At first glance, Hadi Falapishi’s works appear at odds with one another. Brash cowboys, seemingly excerpted from Spaghetti Westerns, are rendered with cartoonish features, and find themselves in situations ranging from the mundane to the perverse. Meanwhile, in an ongoing series titled Professional Painter, Falapishi’s own likeness is faithfully rendered and repeated throughout the exhibition. Tentatively stacked sculptures with ceramics and found dollhouses, suggest the intimate lives of Falapishi’s characters. While all taking disparate approaches to figuration, these works are united by a consistent humor, and share a common question of how to create images that reflect and record our increasingly turbulent world.

The figures that inhabit new large-scale works, collectively titled American Dream, seem to move through the motions of life - love, loss, and violence. Built from painted and collaged cardboard in an almost child-like manner, these characters are contorted and bound to the work’s frame, surrounded by perfect houses and sunny skies. Though upon closer inspection, they are covered in obsessive patterns and decoration, as well as scrawled drawings depicting alternate narratives and scenes. Peeking through washes of paint is the history of the materials itself, from the partially obscured logos and addresses, familiar to the stacked delivery boxes that have become ubiquitous within daily life. Together, these elements begin to build a complete picture of our experience with the world; internal dialogues, our interactions with others, and the outside factors that shape our identity. Using a consistent visual language to depict two lovers, as he does the closely-cropped barrels of two guns meeting in their own kiss, these works in turn find echoes in the work of artists like Philip Guston, who wrestled with the ways in which joy and tragedy are often forced to exist in the same space. 

While Falapishi often interjects his own autobiography into his works, particularly his experience of immigration into the United States, in his series Professional Painter, it is Falapishi’s own self-portrait that is recast as material. The deadened stare that emerges from compositions directly referencing those of Magritte, is repeated identically in balls of rolled feces, which are tenderly tended to by Dung beetles. While the use of the word “professional” in the works’ titles previously functioned as a tongue-in-cheek reference to the style in which the works were painted - “good” academic realism - it now more broadly points to the experience of the artist, in which ambition is accompanied by doubt, and the promise of success is coupled with the fear of failure. 
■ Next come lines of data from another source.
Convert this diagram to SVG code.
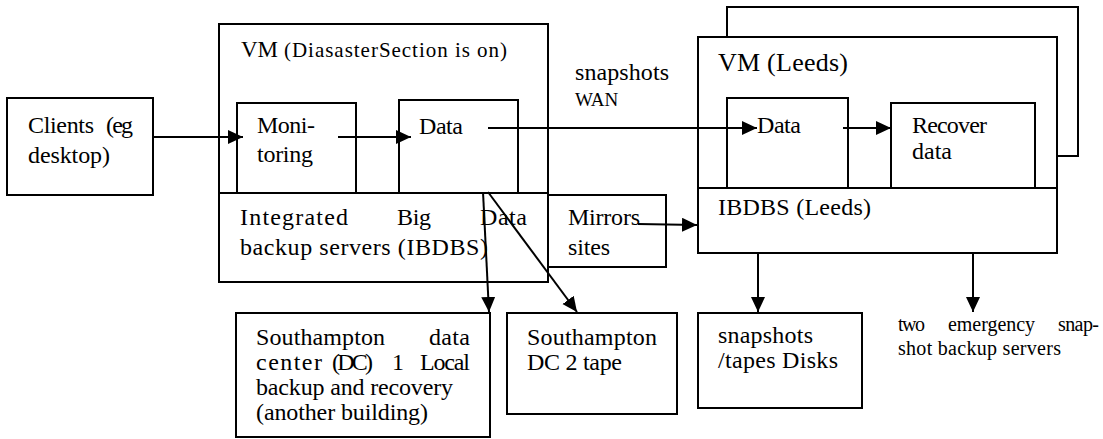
<svg xmlns="http://www.w3.org/2000/svg" width="1103" height="439" viewBox="0 0 1103 439">
<style>
.box{fill:#fff;stroke:#000;stroke-width:2}
.ln{fill:none;stroke:#000;stroke-width:2}
text{font-family:"Liberation Serif","Times New Roman",serif;font-size:24px;fill:#000}
.sm{font-size:20px}
</style>
<defs>
<marker id="ah" markerUnits="userSpaceOnUse" markerWidth="16" markerHeight="16" refX="15" refY="7" orient="auto">
<path d="M0,0 L15,7 L0,14 z" fill="#000"/>
</marker>
</defs>
<rect width="1103" height="439" fill="#fff"/>

<g id="clients">
<rect class="box" x="7" y="98" width="146" height="97"/>
<text x="28" y="133" textLength="66" lengthAdjust="spacing">Clients</text>
<text x="106" y="133" textLength="27" lengthAdjust="spacing">(eg</text>
<text x="28" y="163" textLength="82" lengthAdjust="spacing">desktop)</text>
</g>

<g id="vm-main">
<rect class="box" x="219" y="24" width="329" height="169"/>
<text x="241" y="57" style="font-size:23px" textLength="37" lengthAdjust="spacing">VM</text>
<text x="284" y="57" style="font-size:21px" textLength="223" lengthAdjust="spacing">(DiasasterSection is on)</text>
</g>

<g id="monitoring">
<rect class="box" x="237" y="103" width="119" height="90"/>
<text x="257" y="133" textLength="58" lengthAdjust="spacing">Moni-</text>
<text x="257" y="162" textLength="56" lengthAdjust="spacing">toring</text>
</g>

<g id="data-main">
<rect class="box" x="399" y="100" width="119" height="93"/>
<text x="419" y="134" textLength="44" lengthAdjust="spacing">Data</text>
</g>

<g id="ibdbs">
<rect class="box" x="219" y="193" width="329" height="89"/>
<text x="240" y="225" textLength="108" lengthAdjust="spacing">Integrated</text>
<text x="397" y="225" textLength="34" lengthAdjust="spacing">Big</text>
<text x="480" y="225" textLength="47" lengthAdjust="spacing">Data</text>
<text x="240" y="255" textLength="248" lengthAdjust="spacing">backup servers (IBDBS)</text>
</g>

<g id="mirrors">
<rect class="box" x="548" y="195" width="118" height="72"/>
<text x="568" y="225" textLength="72" lengthAdjust="spacing">Mirrors</text>
<text x="568" y="255" textLength="42" lengthAdjust="spacing">sites</text>
</g>

<g id="wan-label">
<text x="575" y="80" textLength="94" lengthAdjust="spacing">snapshots</text>
<text x="575" y="106" style="font-size:19px">WAN</text>
</g>

<g id="vm-leeds-back">
<rect class="box" x="727" y="7" width="351" height="149"/>
</g>

<g id="vm-leeds">
<rect class="box" x="698" y="37" width="359" height="151"/>
<text x="718" y="71" style="font-size:26px" textLength="130" lengthAdjust="spacing">VM (Leeds)</text>
</g>

<g id="data-leeds">
<rect class="box" x="727" y="98" width="121" height="90"/>
<text x="757" y="133" textLength="44" lengthAdjust="spacing">Data</text>
</g>

<g id="recover">
<rect class="box" x="891" y="103" width="144" height="85"/>
<text x="912" y="133" textLength="75" lengthAdjust="spacing">Recover</text>
<text x="912" y="159" textLength="40" lengthAdjust="spacing">data</text>
</g>

<g id="ibdbs-leeds">
<rect class="box" x="698" y="188" width="359" height="65"/>
<text x="718" y="215" textLength="153" lengthAdjust="spacing">IBDBS (Leeds)</text>
</g>

<g id="southampton-dc1">
<rect class="box" x="236" y="313" width="254" height="124"/>
<text x="256" y="345" textLength="129" lengthAdjust="spacing">Southampton</text>
<text x="429" y="345" textLength="41" lengthAdjust="spacing">data</text>
<text x="256" y="370" textLength="66" lengthAdjust="spacing">center</text>
<text x="332" y="370" textLength="41" lengthAdjust="spacing">(DC)</text>
<text x="392" y="370">1</text>
<text x="420" y="370" textLength="50" lengthAdjust="spacing">Local</text>
<text x="256" y="395" textLength="197" lengthAdjust="spacing">backup and recovery</text>
<text x="256" y="420" textLength="172" lengthAdjust="spacing">(another building)</text>
</g>

<g id="southampton-dc2">
<rect class="box" x="507" y="313" width="170" height="101"/>
<text x="527" y="345" textLength="130" lengthAdjust="spacing">Southampton</text>
<text x="527" y="370" textLength="95" lengthAdjust="spacing">DC 2 tape</text>
</g>

<g id="snapshots-disks">
<rect class="box" x="698" y="313" width="164" height="95"/>
<text x="718" y="343" textLength="95" lengthAdjust="spacing">snapshots</text>
<text x="718" y="368" textLength="120" lengthAdjust="spacing">/tapes Disks</text>
</g>

<g id="emergency-servers">
<text class="sm" x="898" y="331" textLength="27" lengthAdjust="spacing">two</text>
<text class="sm" x="948" y="331" textLength="87" lengthAdjust="spacing">emergency</text>
<text class="sm" x="1058" y="331" textLength="41" lengthAdjust="spacing">snap-</text>
<text class="sm" x="898" y="355" textLength="163" lengthAdjust="spacing">shot backup servers</text>
</g>

<g id="connectors">
<line class="ln" x1="153" y1="137" x2="243" y2="137" marker-end="url(#ah)"/>
<line class="ln" x1="338" y1="137" x2="411" y2="137" marker-end="url(#ah)"/>
<line class="ln" x1="488" y1="128" x2="757" y2="128" marker-end="url(#ah)"/>
<line class="ln" x1="843" y1="128" x2="891" y2="128" marker-end="url(#ah)"/>
<line class="ln" x1="483" y1="192" x2="489" y2="312" marker-end="url(#ah)"/>
<line class="ln" x1="488" y1="192" x2="577" y2="312" marker-end="url(#ah)"/>
<line class="ln" x1="638" y1="224" x2="697" y2="225" marker-end="url(#ah)"/>
<line class="ln" x1="758" y1="252" x2="758" y2="312" marker-end="url(#ah)"/>
<line class="ln" x1="973" y1="252" x2="973" y2="312" marker-end="url(#ah)"/>
</g>
</svg>
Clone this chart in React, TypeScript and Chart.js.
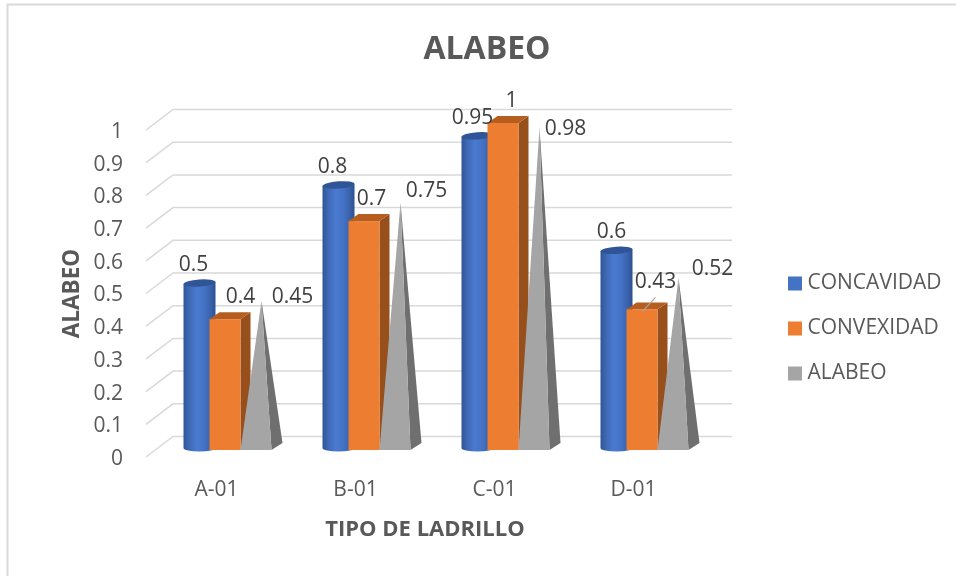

Hadi Falapishi (b. 1987, Tehran, Iran) lives and works in Brooklyn, New York. Falapishi's work is included in 2025 Annual Exhibition on view through October 26, 2025 at The Campus, Hudson, NY, and his work Young and Clueless, 2021, is currently on view as part of Diary of Flowers: Artists and their Worlds, through January 4, 2026 at the Museum of Contemporary Art, Los Angeles, CA. Falapishi’s work has been the subject of numerous solo exhibitions, including SEARCHERS in Three Acts, ART&NEWPORT, Newport, RI, Almost There, Whitney Museum of American Art, New York, 2023, As Free As Birds, Goldsmiths Centre for Contemporary Art, London, 2022, Young and Clueless, The Power Station, Dallas, 2022, and In Practice: Total Disbelief, SculptureCenter, New York, NY (2020), among others. His work is found in public collections such as the Museum of Contemporary Art, Los Angeles, and the Whitney Museum of American Art, New York.